Alicia Rodis is an American intimacy coordinator, director and actor.
Rodis grew up in Cleveland, Ohio, and acted in regional and classical theatre. Growing up, Alicia was often cast in more adult roles. She was aged 15 when she had an on-stage kiss, and faked an orgasm aged 18. She had mixed experiences of adult scenes, with some causing mental distress later.
She moved to New York City in 2008, and became involved with the New York Shakespeare Exchange, becoming the fight director for several productions, and directing a Shakespeare-themed pub crawl in the city. She has also worked with the Yale School of Drama and the Juilliard School. She worked as intimacy coordinator on Season 2 of HBO's The Deuce and was the first such hire by a mainstream television network; demand for intimacy coordinators, who are tasked to ensure the well-being of actors performing in sex scenes or other intimate sequences, rose following the emergence of the Me Too movement in 2017. She was recommended for the role based on her reputation, and her help was described as "a successful, positive, experience".

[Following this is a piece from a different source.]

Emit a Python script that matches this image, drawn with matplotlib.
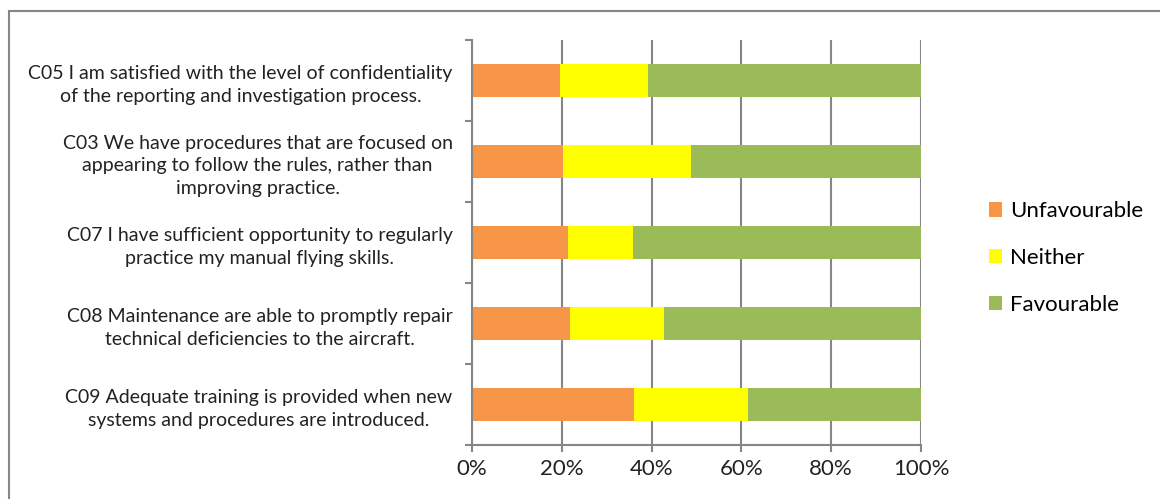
import matplotlib.pyplot as plt
from matplotlib.patches import Rectangle
from matplotlib.ticker import PercentFormatter

# Survey items, top to bottom
questions = [
    "C05 I am satisfied with the level of confidentiality\nof the reporting and investigation process.",
    "C03 We have procedures that are focused on\nappearing to follow the rules, rather than\nimproving practice.",
    "C07 I have sufficient opportunity to regularly\npractice my manual flying skills.",
    "C08 Maintenance are able to promptly repair\ntechnical deficiencies to the aircraft.",
    "C09 Adequate training is provided when new\nsystems and procedures are introduced.",
]

# Share of responses (%) per item
unfavourable = [19.6, 20.2, 21.3, 21.8, 36.1]
neither = [19.6, 28.5, 14.5, 20.9, 25.4]
favourable = [60.8, 51.3, 64.2, 57.3, 38.5]

series = ["Unfavourable", "Neither", "Favourable"]
colors = ["#F79646", "#FFFF00", "#9BBB59"]

plt.rcParams['font.family'] = ['Lato', 'DejaVu Sans']

fig = plt.figure(figsize=(11.6, 4.99), dpi=100)
ax = fig.add_axes([472 / 1160, 54 / 499, 449 / 1160, 405 / 499])

pos = list(range(len(questions)))
left = [0.0] * len(questions)
for name, vals, col in zip(series, [unfavourable, neither, favourable], colors):
    ax.barh(pos, vals, left=left, height=0.4, color=col, label=name, zorder=2)
    left = [l + v for l, v in zip(left, vals)]

ax.set_xlim(0, 100)
ax.set_ylim(len(questions) - 0.5, -0.5)
ax.xaxis.set_major_formatter(PercentFormatter(decimals=0))
ax.set_xticks(range(0, 101, 20))

# category boundaries get the tick marks, centres get the labels
ax.set_yticks([i - 0.5 for i in range(len(questions) + 1)])
ax.set_yticklabels([])
ax.set_yticks(pos, minor=True)
ax.set_yticklabels(questions, minor=True, fontsize=14, color="#222222")
for t in ax.get_yticklabels(minor=True):
    t.set_multialignment('center')
    t.set_linespacing(1.4)
ax.tick_params(axis='y', which='minor', length=0, pad=14)
ax.tick_params(axis='y', which='major', length=5, width=1.5, color="#868686")
ax.tick_params(axis='x', length=5, width=1.5, color="#868686",
               labelsize=16, labelcolor="#222222", pad=5)

ax.grid(axis='x', color="#868686", linewidth=1.5, zorder=0)
for side in ['top', 'right']:
    ax.spines[side].set_visible(False)
for side in ['left', 'bottom']:
    ax.spines[side].set_color("#868686")
    ax.spines[side].set_linewidth(1.5)

leg = fig.legend(loc='center left', bbox_to_anchor=(969 / 1160, 1 - 258 / 499),
                 frameon=False, fontsize=16, handlelength=0.6, handleheight=0.6,
                 handletextpad=0.35, labelspacing=1.2)

# outer chart frame
fig.patches.append(Rectangle((9 / 1160, -0.1), 1.2, 1 - 11 / 499 + 0.1,
                             transform=fig.transFigure, fill=False,
                             edgecolor="#868686", linewidth=1.5, clip_on=False))

fig.savefig('out.png', dpi=100)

Rodis is a founding member of Intimacy Directors International, an organization working towards developing standards of safety and performance for intimacy in film and on stage. Along with her co-founders, Tonia Sina and Siobhan Richardson, she has witnessed inappropriate behavior on set or mishandling during scenes involving close intimacy. Her role is to watch the scenes closely, making notes, and making sure actors are comfortable with the work required, and that nobody is physically or mentally harmed. Rodis has said that there is an increased demand for this type of work. In early 2020, the US actors' union SAG-AFTRA publicized a policy mandating the inclusion of intimacy coordinators.
In 2018, the group performed an exhibition, #MeToo Shakespeare, explaining the importance of Intimacy Choreography.